[MATERIAL FOR THIS TASK]
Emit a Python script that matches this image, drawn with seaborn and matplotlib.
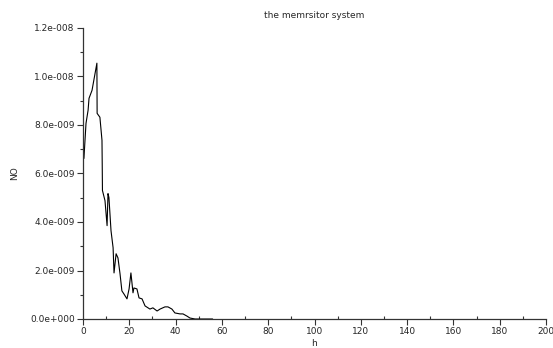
import numpy as np
import pandas as pd
import matplotlib
matplotlib.use("Agg")
import matplotlib.pyplot as plt
from matplotlib.ticker import MultipleLocator, FuncFormatter
import seaborn as sns

# Time axis (h) and NO concentration samples
h = [0.4, 1.3, 2.2, 2.6, 3.9, 6.0, 6.1, 7.3, 8.2, 8.3, 8.4, 9.5, 10.4, 10.8,
     11.2, 12.1, 13.0, 13.4, 14.3, 15.1, 16.0, 16.8, 17.7, 19.0, 19.9, 20.7,
     21.6, 22.0, 23.3, 24.2, 25.5, 26.8, 28.9, 30.2, 32.0, 33.3, 35.4, 36.7,
     38.4, 39.7, 41.9, 43.2, 44.9, 46.2, 48.4, 56.0]
no_e8 = [0.662, 0.807, 0.861, 0.910, 0.943, 1.055, 0.848, 0.832, 0.737, 0.641,
         0.530, 0.488, 0.385, 0.517, 0.501, 0.364, 0.294, 0.190, 0.269, 0.252,
         0.186, 0.116, 0.103, 0.083, 0.124, 0.190, 0.108, 0.128, 0.124, 0.087,
         0.083, 0.054, 0.041, 0.046, 0.033, 0.041, 0.050, 0.050, 0.041, 0.025,
         0.021, 0.021, 0.012, 0.004, 0.0, 0.0]

title = "the memrsitor system"
xlabel = "h"
ylabel = "NO"

df = pd.DataFrame({"h": h, "NO": np.array(no_e8) * 1e-8})

sns.set_style("ticks")
plt.rcParams["font.family"] = ["DejaVu Sans"]

fig = plt.figure(figsize=(5.53, 3.48), dpi=100)
ax = fig.add_axes([83 / 553, 1 - 319 / 348, 463 / 553, 291 / 348])

sns.lineplot(data=df, x="h", y="NO", ax=ax, color="black", linewidth=0.8,
             sort=False, estimator=None)

ax.set_xlim(0, 200)
ax.set_ylim(0, 1.2e-8)
ax.xaxis.set_major_locator(MultipleLocator(20))
ax.xaxis.set_minor_locator(MultipleLocator(10))
ax.yaxis.set_major_locator(MultipleLocator(0.2e-8))
ax.yaxis.set_minor_locator(MultipleLocator(0.1e-8))


def sci_fmt(v, pos):
    mant, exp = f"{v:.1e}".split("e")
    sign = exp[0]
    return f"{mant}e{sign}{abs(int(exp)):03d}"


ax.yaxis.set_major_formatter(FuncFormatter(sci_fmt))

for side in ("top", "right"):
    ax.spines[side].set_visible(False)
for side in ("left", "bottom"):
    ax.spines[side].set_color("#333333")
    ax.spines[side].set_linewidth(0.9)

ax.tick_params(axis="both", which="major", length=4, width=0.8,
               direction="out", labelsize=6.5, color="#333333", pad=2)
ax.tick_params(axis="y", which="minor", length=2, width=0.8,
               direction="out", color="#333333")
ax.tick_params(axis="x", which="minor", length=2, width=0.8,
               direction="in", color="#333333")

ax.set_title(title, fontsize=6.5, pad=7)
ax.set_xlabel(xlabel, fontsize=6.5, labelpad=2)
ax.set_ylabel(ylabel, fontsize=6.5, labelpad=8)

fig.savefig("out.png", dpi=100)
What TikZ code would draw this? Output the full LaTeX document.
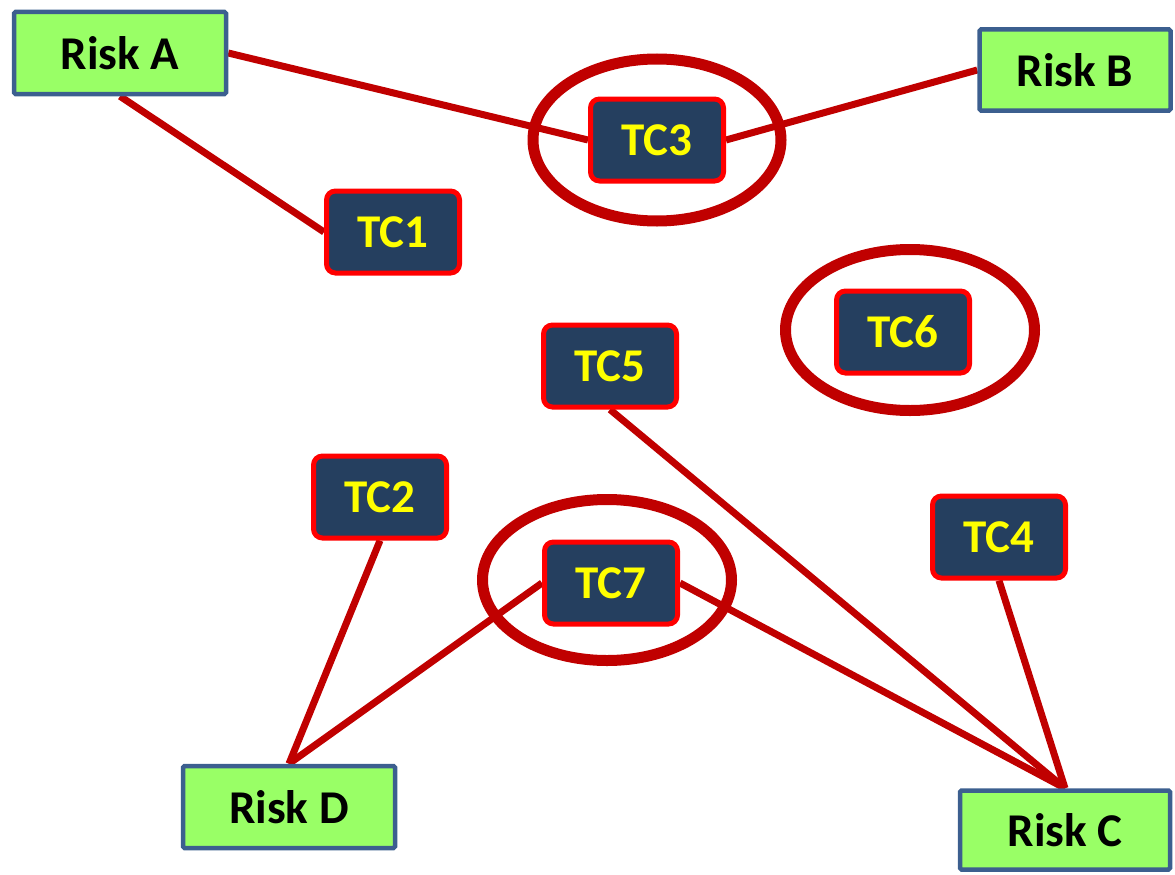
\documentclass[tikz,border=0pt]{standalone}
\usepackage{fontspec}
\setmainfont{Carlito}
\usetikzlibrary{backgrounds}
\definecolor{riskfill}{HTML}{99FF66}
\definecolor{riskborder}{HTML}{3C5F8F}
\definecolor{tcfill}{HTML}{253F5F}
\definecolor{tcborder}{HTML}{FF0000}
\definecolor{tcyellow}{HTML}{FFFF00}
\definecolor{linkred}{HTML}{C00000}
\tikzset{
  riskbox/.style={draw=riskborder, line width=4.5pt, fill=riskfill, rounded corners=1.5pt,
    inner sep=0pt, font=\fontsize{47}{50}\selectfont\bfseries, text=black},
  tcbox/.style={draw=tcborder, line width=5pt, fill=tcfill, rounded corners=9pt,
    minimum width=133pt, minimum height=82pt, inner sep=0pt,
    font=\fontsize{47}{50}\selectfont\bfseries, text=tcyellow},
  link/.style={draw=linkred, line width=7pt},
  ring/.style={draw=linkred, line width=11pt}
}
\begin{document}
\begin{tikzpicture}[x=1pt,y=-1pt]
\useasboundingbox (0,0) rectangle (1175,875);
\node[riskbox, minimum width=212pt, minimum height=82pt] (ra) at (120,53) {Risk A};
\node[riskbox, minimum width=191pt, minimum height=81pt] (rb) at (1075,70) {Risk B};
\node[riskbox, minimum width=212pt, minimum height=82pt] (rd) at (289,807) {Risk D};
\node[riskbox, minimum width=210pt, minimum height=79pt] (rc) at (1065,830) {Risk C};
\node[tcbox] (tc3) at (657,140) {TC3};
\node[tcbox] (tc1) at (393,232) {TC1};
\node[tcbox] (tc6) at (903,332) {TC6};
\node[tcbox] (tc5) at (610,366) {TC5};
\node[tcbox] (tc2) at (380,497) {TC2};
\node[tcbox] (tc7) at (611,583) {TC7};
\node[tcbox] (tc4) at (999,537) {TC4};
\begin{scope}[on background layer]
\draw[link] (ra.east) -- (tc3.west);
\draw[link] (ra.south) -- (tc1.west);
\draw[link] (tc3.east) -- (rb.west);
\draw[link] (tc2.south) -- (rd.north);
\draw[link] (rd.north) -- (tc7.west);
\draw[link] (tc7.east) -- (rc.north);
\draw[link] (tc5.south) -- (rc.north);
\draw[link] (tc4.south) -- (rc.north);
\end{scope}
\draw[ring] (tc3.center) ellipse [x radius=124, y radius=81];
\draw[ring] (910,330) coordinate (e6) ellipse [x radius=124.5, y radius=80.5];
\draw[ring] (607,580) coordinate (e7) ellipse [x radius=124.5, y radius=80.5];
\end{tikzpicture}
\end{document}
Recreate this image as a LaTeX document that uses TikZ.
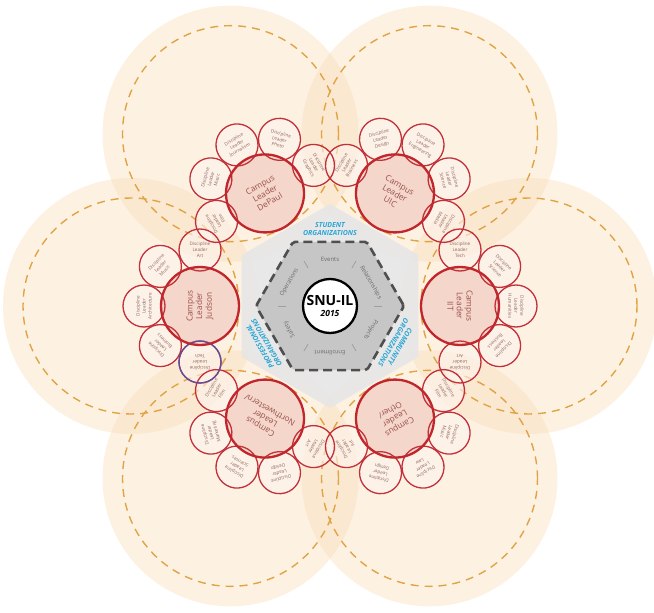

[WHAT YOU WILL DO] Leave out the pictures and restate, word for word, the lines from the top of the data through the line containing "import seaborn as sns", both included.

[FINAL ANSWER]
Emit a Python script that matches this image, drawn with seaborn and matplotlib.
import numpy as np
import pandas as pd
import matplotlib
matplotlib.use("Agg")
import matplotlib.pyplot as plt
from matplotlib.ticker import MultipleLocator, FuncFormatter
import seaborn as sns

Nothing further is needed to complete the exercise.